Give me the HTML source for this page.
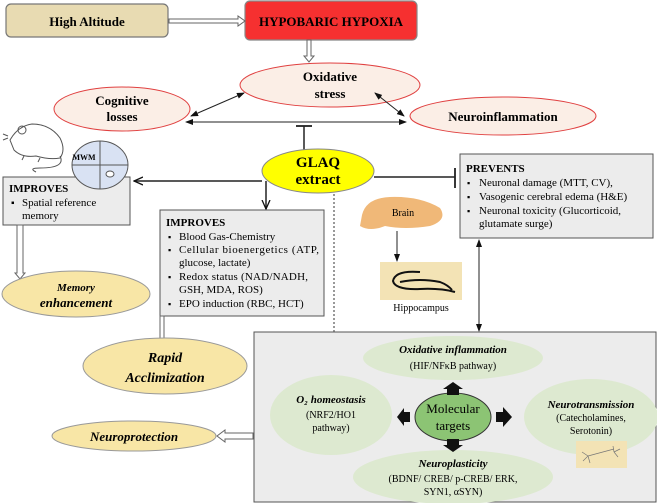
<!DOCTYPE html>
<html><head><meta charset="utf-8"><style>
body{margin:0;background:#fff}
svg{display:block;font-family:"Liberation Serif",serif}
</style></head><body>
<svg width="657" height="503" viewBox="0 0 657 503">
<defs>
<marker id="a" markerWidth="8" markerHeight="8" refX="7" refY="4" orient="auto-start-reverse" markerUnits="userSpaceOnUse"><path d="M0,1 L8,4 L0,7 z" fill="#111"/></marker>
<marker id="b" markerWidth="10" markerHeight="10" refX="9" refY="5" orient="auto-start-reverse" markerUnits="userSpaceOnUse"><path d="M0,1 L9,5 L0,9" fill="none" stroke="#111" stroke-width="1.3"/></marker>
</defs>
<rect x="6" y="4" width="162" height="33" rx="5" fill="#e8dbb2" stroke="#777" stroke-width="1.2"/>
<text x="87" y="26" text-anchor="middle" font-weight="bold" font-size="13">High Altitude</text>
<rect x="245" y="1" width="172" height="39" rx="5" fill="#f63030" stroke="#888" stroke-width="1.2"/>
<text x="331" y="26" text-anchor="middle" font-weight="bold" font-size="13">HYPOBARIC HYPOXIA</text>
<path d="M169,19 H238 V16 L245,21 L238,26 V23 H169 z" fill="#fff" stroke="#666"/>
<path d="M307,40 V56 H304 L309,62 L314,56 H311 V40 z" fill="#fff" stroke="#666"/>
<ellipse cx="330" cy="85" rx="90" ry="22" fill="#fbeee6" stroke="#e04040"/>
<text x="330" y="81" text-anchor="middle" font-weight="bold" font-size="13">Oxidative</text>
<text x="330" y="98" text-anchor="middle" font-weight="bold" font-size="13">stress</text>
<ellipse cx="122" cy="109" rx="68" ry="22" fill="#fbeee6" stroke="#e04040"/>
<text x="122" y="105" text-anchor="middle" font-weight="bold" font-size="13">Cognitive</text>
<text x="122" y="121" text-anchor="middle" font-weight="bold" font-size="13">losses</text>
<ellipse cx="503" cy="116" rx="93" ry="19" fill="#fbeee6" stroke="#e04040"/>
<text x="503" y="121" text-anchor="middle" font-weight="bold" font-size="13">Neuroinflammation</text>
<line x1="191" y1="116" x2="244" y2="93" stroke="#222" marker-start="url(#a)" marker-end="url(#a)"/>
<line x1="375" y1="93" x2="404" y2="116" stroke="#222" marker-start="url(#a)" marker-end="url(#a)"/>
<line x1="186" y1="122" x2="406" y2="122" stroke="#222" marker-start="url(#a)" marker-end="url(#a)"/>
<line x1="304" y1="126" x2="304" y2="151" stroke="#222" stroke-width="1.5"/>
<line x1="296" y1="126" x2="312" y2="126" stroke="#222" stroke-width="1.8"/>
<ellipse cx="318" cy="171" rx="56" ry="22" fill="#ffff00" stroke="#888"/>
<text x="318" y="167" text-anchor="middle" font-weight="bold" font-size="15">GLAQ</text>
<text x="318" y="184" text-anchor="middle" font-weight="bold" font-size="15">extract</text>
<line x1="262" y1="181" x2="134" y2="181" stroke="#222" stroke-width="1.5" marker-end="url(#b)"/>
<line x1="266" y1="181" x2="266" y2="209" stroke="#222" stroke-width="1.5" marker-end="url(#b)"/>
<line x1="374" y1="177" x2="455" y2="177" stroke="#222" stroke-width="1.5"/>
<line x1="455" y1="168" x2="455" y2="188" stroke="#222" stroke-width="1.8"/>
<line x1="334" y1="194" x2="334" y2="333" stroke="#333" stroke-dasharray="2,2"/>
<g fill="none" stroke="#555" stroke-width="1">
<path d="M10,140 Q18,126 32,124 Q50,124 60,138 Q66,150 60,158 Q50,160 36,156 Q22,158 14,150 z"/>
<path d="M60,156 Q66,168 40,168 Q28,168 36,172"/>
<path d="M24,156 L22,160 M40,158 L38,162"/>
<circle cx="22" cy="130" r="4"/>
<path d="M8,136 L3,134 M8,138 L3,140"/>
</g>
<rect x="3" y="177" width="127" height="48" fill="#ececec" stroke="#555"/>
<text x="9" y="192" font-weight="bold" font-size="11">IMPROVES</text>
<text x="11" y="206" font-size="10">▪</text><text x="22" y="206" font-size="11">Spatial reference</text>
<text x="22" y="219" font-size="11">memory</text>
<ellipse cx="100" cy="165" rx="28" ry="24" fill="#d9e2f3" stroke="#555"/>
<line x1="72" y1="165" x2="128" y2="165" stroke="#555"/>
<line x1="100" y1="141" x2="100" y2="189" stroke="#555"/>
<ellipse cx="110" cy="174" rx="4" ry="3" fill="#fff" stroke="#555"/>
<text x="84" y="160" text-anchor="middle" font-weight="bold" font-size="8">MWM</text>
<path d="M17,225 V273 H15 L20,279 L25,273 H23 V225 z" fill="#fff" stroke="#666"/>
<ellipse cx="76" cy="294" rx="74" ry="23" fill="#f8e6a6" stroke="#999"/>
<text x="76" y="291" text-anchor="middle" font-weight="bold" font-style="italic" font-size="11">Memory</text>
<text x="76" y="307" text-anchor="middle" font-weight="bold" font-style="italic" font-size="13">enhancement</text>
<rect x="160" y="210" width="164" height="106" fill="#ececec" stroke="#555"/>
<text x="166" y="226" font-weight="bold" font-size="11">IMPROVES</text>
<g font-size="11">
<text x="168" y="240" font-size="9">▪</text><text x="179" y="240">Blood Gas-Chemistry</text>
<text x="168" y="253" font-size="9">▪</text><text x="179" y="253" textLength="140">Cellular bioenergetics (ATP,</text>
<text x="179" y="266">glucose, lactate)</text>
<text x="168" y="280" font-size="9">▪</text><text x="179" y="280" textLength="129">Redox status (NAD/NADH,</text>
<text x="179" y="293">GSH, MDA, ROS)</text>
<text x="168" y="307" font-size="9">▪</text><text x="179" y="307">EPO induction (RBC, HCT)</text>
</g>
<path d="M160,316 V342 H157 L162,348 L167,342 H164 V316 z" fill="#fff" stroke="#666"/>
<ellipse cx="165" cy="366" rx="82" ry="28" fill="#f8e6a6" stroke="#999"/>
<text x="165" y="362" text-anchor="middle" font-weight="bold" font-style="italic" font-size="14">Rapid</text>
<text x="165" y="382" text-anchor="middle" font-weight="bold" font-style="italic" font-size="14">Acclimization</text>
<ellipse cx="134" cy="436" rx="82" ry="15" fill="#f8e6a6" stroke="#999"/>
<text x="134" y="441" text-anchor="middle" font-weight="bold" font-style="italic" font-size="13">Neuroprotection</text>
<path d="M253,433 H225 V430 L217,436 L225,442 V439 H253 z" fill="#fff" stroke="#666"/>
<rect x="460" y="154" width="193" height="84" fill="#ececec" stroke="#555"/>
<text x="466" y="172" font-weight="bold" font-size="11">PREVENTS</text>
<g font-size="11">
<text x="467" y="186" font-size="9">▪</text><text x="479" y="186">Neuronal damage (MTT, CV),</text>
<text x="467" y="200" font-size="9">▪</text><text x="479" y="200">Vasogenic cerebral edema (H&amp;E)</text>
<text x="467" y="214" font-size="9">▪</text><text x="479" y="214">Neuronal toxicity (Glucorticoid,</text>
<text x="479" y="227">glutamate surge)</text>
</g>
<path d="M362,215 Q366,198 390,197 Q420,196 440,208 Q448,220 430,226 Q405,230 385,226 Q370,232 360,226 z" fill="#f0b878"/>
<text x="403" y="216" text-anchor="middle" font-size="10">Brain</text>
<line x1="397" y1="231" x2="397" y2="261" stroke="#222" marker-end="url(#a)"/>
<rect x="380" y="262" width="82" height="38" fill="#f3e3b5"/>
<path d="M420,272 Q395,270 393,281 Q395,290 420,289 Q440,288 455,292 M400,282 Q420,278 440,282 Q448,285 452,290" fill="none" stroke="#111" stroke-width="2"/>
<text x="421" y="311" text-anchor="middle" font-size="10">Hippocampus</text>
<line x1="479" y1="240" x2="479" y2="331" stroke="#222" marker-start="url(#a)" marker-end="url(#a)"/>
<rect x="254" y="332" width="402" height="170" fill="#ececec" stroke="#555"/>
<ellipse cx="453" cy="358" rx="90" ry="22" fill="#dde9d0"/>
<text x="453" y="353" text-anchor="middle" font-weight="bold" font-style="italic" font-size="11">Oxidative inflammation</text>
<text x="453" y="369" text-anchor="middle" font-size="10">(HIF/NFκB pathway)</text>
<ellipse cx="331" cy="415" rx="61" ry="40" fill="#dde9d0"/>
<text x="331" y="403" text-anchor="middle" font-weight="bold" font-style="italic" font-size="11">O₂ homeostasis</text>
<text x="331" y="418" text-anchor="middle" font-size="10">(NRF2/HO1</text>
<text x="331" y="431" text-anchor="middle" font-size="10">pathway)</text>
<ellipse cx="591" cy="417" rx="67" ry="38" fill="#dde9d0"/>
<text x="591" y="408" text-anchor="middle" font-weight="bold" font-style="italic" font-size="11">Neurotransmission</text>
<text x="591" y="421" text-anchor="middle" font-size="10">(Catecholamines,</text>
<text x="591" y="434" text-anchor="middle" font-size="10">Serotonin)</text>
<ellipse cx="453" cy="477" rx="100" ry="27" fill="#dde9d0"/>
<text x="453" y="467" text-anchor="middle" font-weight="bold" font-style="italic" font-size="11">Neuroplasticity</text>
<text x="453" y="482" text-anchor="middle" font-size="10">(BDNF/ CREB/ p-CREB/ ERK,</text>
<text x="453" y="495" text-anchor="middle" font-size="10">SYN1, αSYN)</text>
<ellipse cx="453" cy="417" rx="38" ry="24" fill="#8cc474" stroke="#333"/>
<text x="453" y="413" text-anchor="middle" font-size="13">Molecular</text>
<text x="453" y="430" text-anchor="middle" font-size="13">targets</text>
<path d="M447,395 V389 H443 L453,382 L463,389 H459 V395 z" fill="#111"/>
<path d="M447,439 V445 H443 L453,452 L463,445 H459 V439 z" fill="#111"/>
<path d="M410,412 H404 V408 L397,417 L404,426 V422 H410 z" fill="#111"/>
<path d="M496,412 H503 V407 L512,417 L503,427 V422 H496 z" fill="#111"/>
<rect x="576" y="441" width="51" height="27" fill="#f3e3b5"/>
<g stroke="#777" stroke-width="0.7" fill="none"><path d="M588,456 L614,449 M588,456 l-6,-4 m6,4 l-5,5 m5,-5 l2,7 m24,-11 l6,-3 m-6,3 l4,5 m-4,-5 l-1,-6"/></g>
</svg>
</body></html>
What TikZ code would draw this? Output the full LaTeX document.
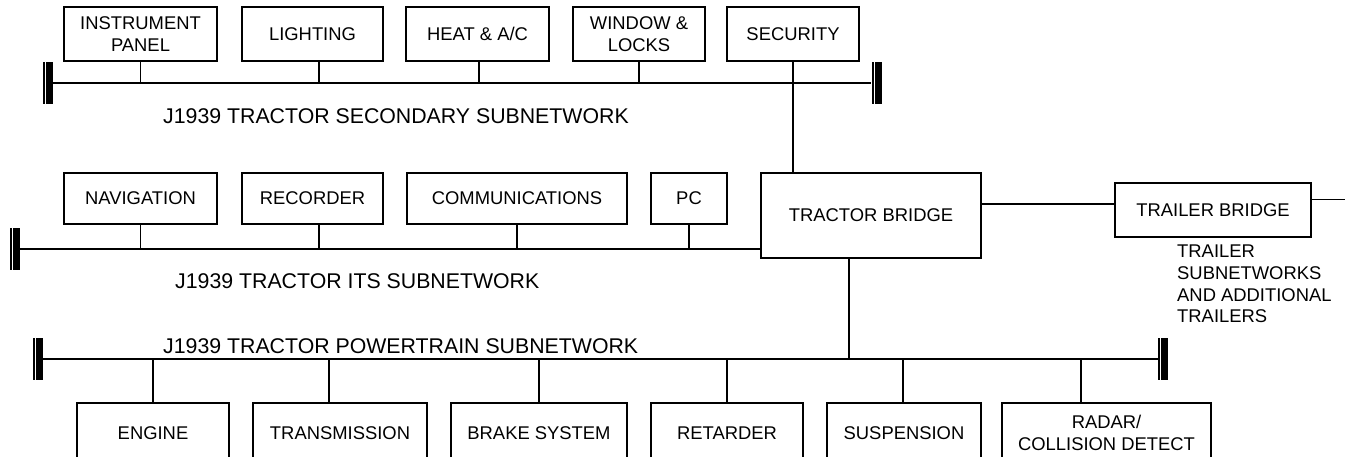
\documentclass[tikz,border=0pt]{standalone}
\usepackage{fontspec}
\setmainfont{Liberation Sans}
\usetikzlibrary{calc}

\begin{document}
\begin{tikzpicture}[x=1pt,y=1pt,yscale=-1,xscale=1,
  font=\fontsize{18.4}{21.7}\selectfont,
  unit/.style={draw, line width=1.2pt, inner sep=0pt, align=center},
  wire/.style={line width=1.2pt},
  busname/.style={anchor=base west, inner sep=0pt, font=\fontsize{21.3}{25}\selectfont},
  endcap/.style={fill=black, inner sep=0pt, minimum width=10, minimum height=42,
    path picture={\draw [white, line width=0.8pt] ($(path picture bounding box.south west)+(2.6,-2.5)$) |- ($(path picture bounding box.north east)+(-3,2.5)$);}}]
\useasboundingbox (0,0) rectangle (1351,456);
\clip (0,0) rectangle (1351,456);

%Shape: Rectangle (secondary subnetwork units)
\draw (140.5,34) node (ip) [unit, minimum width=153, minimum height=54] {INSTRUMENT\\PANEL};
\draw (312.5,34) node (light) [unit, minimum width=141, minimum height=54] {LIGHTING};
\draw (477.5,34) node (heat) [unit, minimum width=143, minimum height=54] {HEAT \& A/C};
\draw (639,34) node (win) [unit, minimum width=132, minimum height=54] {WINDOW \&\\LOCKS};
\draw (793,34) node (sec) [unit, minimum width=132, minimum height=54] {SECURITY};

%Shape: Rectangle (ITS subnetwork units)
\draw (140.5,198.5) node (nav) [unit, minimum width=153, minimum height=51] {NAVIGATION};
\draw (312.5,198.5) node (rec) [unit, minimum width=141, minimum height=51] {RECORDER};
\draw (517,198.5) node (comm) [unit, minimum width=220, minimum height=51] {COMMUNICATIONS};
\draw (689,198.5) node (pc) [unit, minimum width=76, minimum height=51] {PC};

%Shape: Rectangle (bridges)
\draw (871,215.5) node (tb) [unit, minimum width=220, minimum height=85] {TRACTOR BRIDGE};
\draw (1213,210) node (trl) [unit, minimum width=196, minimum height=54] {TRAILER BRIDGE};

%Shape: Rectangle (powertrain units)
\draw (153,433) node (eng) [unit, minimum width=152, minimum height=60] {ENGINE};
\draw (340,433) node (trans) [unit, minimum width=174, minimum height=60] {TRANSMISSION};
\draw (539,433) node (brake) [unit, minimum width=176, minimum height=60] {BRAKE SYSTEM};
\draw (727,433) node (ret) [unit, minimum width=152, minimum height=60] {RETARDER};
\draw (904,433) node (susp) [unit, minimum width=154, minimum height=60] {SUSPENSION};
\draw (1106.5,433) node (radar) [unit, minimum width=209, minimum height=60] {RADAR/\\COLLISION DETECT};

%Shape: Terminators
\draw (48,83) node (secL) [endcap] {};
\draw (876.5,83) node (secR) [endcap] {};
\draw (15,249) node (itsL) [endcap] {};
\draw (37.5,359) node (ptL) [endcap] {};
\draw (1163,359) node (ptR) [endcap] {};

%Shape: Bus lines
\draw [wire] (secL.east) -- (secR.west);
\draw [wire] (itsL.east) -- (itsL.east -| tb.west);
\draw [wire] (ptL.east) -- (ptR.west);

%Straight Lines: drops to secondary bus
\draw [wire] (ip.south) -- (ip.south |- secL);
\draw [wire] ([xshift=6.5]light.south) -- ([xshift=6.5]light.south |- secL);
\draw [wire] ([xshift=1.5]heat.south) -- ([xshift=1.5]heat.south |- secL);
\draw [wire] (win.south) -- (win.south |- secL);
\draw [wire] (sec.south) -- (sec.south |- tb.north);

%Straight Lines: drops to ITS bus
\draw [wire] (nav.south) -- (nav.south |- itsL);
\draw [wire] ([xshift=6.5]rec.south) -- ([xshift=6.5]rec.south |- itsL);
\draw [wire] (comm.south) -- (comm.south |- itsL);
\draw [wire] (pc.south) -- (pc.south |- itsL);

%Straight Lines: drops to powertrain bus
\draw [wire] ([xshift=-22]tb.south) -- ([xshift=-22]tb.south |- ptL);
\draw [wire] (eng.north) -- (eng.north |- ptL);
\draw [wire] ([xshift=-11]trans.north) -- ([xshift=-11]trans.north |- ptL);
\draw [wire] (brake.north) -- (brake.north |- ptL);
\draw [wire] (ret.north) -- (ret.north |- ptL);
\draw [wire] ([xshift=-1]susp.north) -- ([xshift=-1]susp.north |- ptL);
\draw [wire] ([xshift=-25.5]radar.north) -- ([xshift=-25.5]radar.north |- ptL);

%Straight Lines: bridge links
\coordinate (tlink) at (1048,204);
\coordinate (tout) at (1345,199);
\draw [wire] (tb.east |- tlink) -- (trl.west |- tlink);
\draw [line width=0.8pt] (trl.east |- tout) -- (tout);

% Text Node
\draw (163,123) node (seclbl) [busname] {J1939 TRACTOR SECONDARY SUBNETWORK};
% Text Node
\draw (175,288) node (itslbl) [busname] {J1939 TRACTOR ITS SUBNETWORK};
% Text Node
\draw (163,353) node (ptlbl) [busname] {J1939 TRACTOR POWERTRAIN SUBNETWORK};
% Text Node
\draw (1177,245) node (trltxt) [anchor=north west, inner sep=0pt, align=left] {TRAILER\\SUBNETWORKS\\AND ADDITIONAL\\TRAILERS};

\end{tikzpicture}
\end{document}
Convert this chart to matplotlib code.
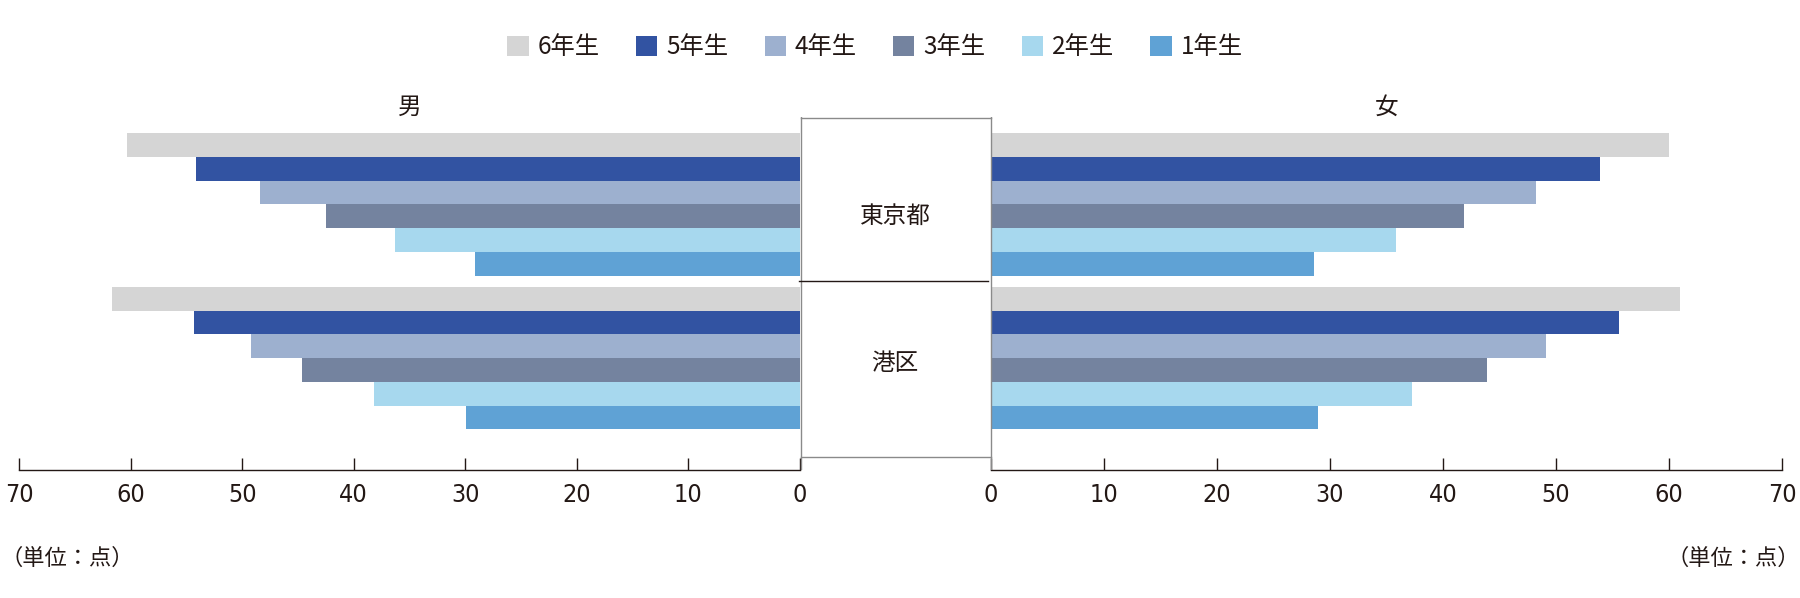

● Exercise task
Look through the data and show every line containing "this".

● Exercise response
Give me the HTML source for this page.
What TikZ code would draw this? Output the full LaTeX document.
Convert this chart to matplotlib code.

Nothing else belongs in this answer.